Task to complete:
Write out the listing below without alteration, omitting its pictures.

Provided data:
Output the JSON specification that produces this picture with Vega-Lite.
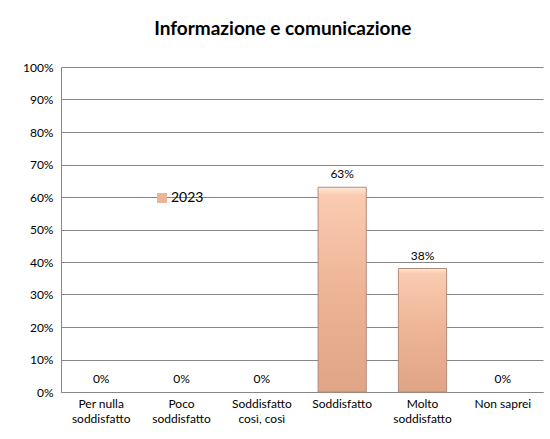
{
  "$schema": "https://vega.github.io/schema/vega-lite/v6.json",
  "width": 482,
  "height": 325,
  "autosize": {"type": "none"},
  "padding": {"left": 61, "top": 67, "right": 7, "bottom": 47},
  "background": "white",
  "title": {
    "text": "Informazione e comunicazione",
    "font": "Lato",
    "fontSize": 19,
    "fontWeight": "bold",
    "color": "#000000",
    "anchor": "middle",
    "frame": "bounds",
    "offset": 22
  },
  "data": {
    "values": [
      {"cat": "Per nulla soddisfatto", "value": 0, "year": "2023"},
      {"cat": "Poco soddisfatto", "value": 0, "year": "2023"},
      {"cat": "Soddisfatto così, così", "value": 0, "year": "2023"},
      {"cat": "Soddisfatto", "value": 0.63, "year": "2023"},
      {"cat": "Molto soddisfatto", "value": 0.38, "year": "2023"},
      {"cat": "Non saprei", "value": 0, "year": "2023"}
    ]
  },
  "encoding": {
    "x": {
      "field": "cat",
      "type": "nominal",
      "sort": null,
      "scale": {"paddingInner": 0.4, "paddingOuter": 0.2},
      "axis": {
        "title": null,
        "labelAngle": 0,
        "labelFont": "Lato",
        "labelFontSize": 12,
        "labelColor": "#000000",
        "labelPadding": 6,
        "labelLineHeight": 15,
        "ticks": false,
        "domainColor": "#868686",
        "labelExpr": "datum.label == 'Per nulla soddisfatto' ? ['Per nulla', 'soddisfatto'] : datum.label == 'Poco soddisfatto' ? ['Poco', 'soddisfatto'] : datum.label == 'Soddisfatto così, così' ? ['Soddisfatto', 'così, così'] : datum.label == 'Molto soddisfatto' ? ['Molto', 'soddisfatto'] : datum.label"
      }
    },
    "y": {
      "field": "value",
      "type": "quantitative",
      "scale": {"domain": [0, 1], "nice": false},
      "axis": {
        "title": null,
        "format": ".0%",
        "values": [0, 0.1, 0.2, 0.3, 0.4, 0.5, 0.6, 0.7, 0.8, 0.9, 1],
        "labelFont": "Lato",
        "labelFontSize": 12,
        "labelColor": "#000000",
        "labelPadding": 8,
        "ticks": false,
        "grid": true,
        "gridColor": "#868686",
        "gridWidth": 1,
        "domainColor": "#868686"
      }
    }
  },
  "layer": [
    {
      "mark": {
        "type": "bar",
        "stroke": "#B58C7A",
        "strokeWidth": 1,
        "fill": {
          "gradient": "linear",
          "x1": 0, "y1": 0, "x2": 0, "y2": 1,
          "stops": [
            {"offset": 0, "color": "#FDE8DA"},
            {"offset": 0.04, "color": "#FACBB1"},
            {"offset": 0.5, "color": "#EEB496"},
            {"offset": 1, "color": "#E0A486"}
          ]
        }
      },
      "encoding": {
        "strokeOpacity": {"condition": {"test": "datum.value > 0", "value": 1}, "value": 0}
      }
    },
    {
      "mark": {"type": "bar", "opacity": 0},
      "encoding": {
        "color": {
          "field": "year",
          "type": "nominal",
          "scale": {"range": ["#EEB496"]},
          "legend": {
            "title": null,
            "orient": "none",
            "legendX": 94,
            "legendY": 124,
            "symbolType": "square",
            "symbolSize": 100,
            "symbolOpacity": 1,
            "symbolStrokeColor": "#B58C7A",
            "symbolStrokeWidth": 0.5,
            "labelFont": "Lato",
            "labelFontSize": 14,
            "labelColor": "#000000",
            "labelOffset": 2,
            "padding": 0,
            "encode": {
              "symbols": {
                "update": {
                  "fill": {
                    "value": {
                      "gradient": "linear",
                      "x1": 0, "y1": 0, "x2": 1, "y2": 1,
                      "stops": [
                        {"offset": 0, "color": "#FBD9C4"},
                        {"offset": 1, "color": "#C98E72"}
                      ]
                    }
                  },
                  "opacity": {"value": 1}
                }
              }
            }
          }
        }
      }
    },
    {
      "mark": {"type": "text", "baseline": "bottom", "dy": -6, "font": "Lato", "fontSize": 12, "color": "#000000"},
      "encoding": {
        "text": {"field": "value", "type": "quantitative", "format": ".0%"}
      }
    }
  ],
  "config": {
    "view": {"stroke": null}
  }
}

Worked answer:
Output the JSON specification that produces this picture with Vega-Lite.
{
  "$schema": "https://vega.github.io/schema/vega-lite/v6.json",
  "width": 482,
  "height": 325,
  "autosize": {"type": "none"},
  "padding": {"left": 61, "top": 67, "right": 7, "bottom": 47},
  "background": "white",
  "title": {
    "text": "Informazione e comunicazione",
    "font": "Lato",
    "fontSize": 19,
    "fontWeight": "bold",
    "color": "#000000",
    "anchor": "middle",
    "frame": "bounds",
    "offset": 22
  },
  "data": {
    "values": [
      {"cat": "Per nulla soddisfatto", "value": 0, "year": "2023"},
      {"cat": "Poco soddisfatto", "value": 0, "year": "2023"},
      {"cat": "Soddisfatto così, così", "value": 0, "year": "2023"},
      {"cat": "Soddisfatto", "value": 0.63, "year": "2023"},
      {"cat": "Molto soddisfatto", "value": 0.38, "year": "2023"},
      {"cat": "Non saprei", "value": 0, "year": "2023"}
    ]
  },
  "encoding": {
    "x": {
      "field": "cat",
      "type": "nominal",
      "sort": null,
      "scale": {"paddingInner": 0.4, "paddingOuter": 0.2},
      "axis": {
        "title": null,
        "labelAngle": 0,
        "labelFont": "Lato",
        "labelFontSize": 12,
        "labelColor": "#000000",
        "labelPadding": 6,
        "labelLineHeight": 15,
        "ticks": false,
        "domainColor": "#868686",
        "labelExpr": "datum.label == 'Per nulla soddisfatto' ? ['Per nulla', 'soddisfatto'] : datum.label == 'Poco soddisfatto' ? ['Poco', 'soddisfatto'] : datum.label == 'Soddisfatto così, così' ? ['Soddisfatto', 'così, così'] : datum.label == 'Molto soddisfatto' ? ['Molto', 'soddisfatto'] : datum.label"
      }
    },
    "y": {
      "field": "value",
      "type": "quantitative",
      "scale": {"domain": [0, 1], "nice": false},
      "axis": {
        "title": null,
        "format": ".0%",
        "values": [0, 0.1, 0.2, 0.3, 0.4, 0.5, 0.6, 0.7, 0.8, 0.9, 1],
        "labelFont": "Lato",
        "labelFontSize": 12,
        "labelColor": "#000000",
        "labelPadding": 8,
        "ticks": false,
        "grid": true,
        "gridColor": "#868686",
        "gridWidth": 1,
        "domainColor": "#868686"
      }
    }
  },
  "layer": [
    {
      "mark": {
        "type": "bar",
        "stroke": "#B58C7A",
        "strokeWidth": 1,
        "fill": {
          "gradient": "linear",
          "x1": 0, "y1": 0, "x2": 0, "y2": 1,
          "stops": [
            {"offset": 0, "color": "#FDE8DA"},
            {"offset": 0.04, "color": "#FACBB1"},
            {"offset": 0.5, "color": "#EEB496"},
            {"offset": 1, "color": "#E0A486"}
          ]
        }
      },
      "encoding": {
        "strokeOpacity": {"condition": {"test": "datum.value > 0", "value": 1}, "value": 0}
      }
    },
    {
      "mark": {"type": "bar", "opacity": 0},
      "encoding": {
        "color": {
          "field": "year",
          "type": "nominal",
          "scale": {"range": ["#EEB496"]},
          "legend": {
            "title": null,
            "orient": "none",
            "legendX": 94,
            "legendY": 124,
            "symbolType": "square",
            "symbolSize": 100,
            "symbolOpacity": 1,
            "symbolStrokeColor": "#B58C7A",
            "symbolStrokeWidth": 0.5,
            "labelFont": "Lato",
            "labelFontSize": 14,
            "labelColor": "#000000",
            "labelOffset": 2,
            "padding": 0,
            "encode": {
              "symbols": {
                "update": {
                  "fill": {
                    "value": {
                      "gradient": "linear",
                      "x1": 0, "y1": 0, "x2": 1, "y2": 1,
                      "stops": [
                        {"offset": 0, "color": "#FBD9C4"},
                        {"offset": 1, "color": "#C98E72"}
                      ]
                    }
                  },
                  "opacity": {"value": 1}
                }
              }
            }
          }
        }
      }
    },
    {
      "mark": {"type": "text", "baseline": "bottom", "dy": -6, "font": "Lato", "fontSize": 12, "color": "#000000"},
      "encoding": {
        "text": {"field": "value", "type": "quantitative", "format": ".0%"}
      }
    }
  ],
  "config": {
    "view": {"stroke": null}
  }
}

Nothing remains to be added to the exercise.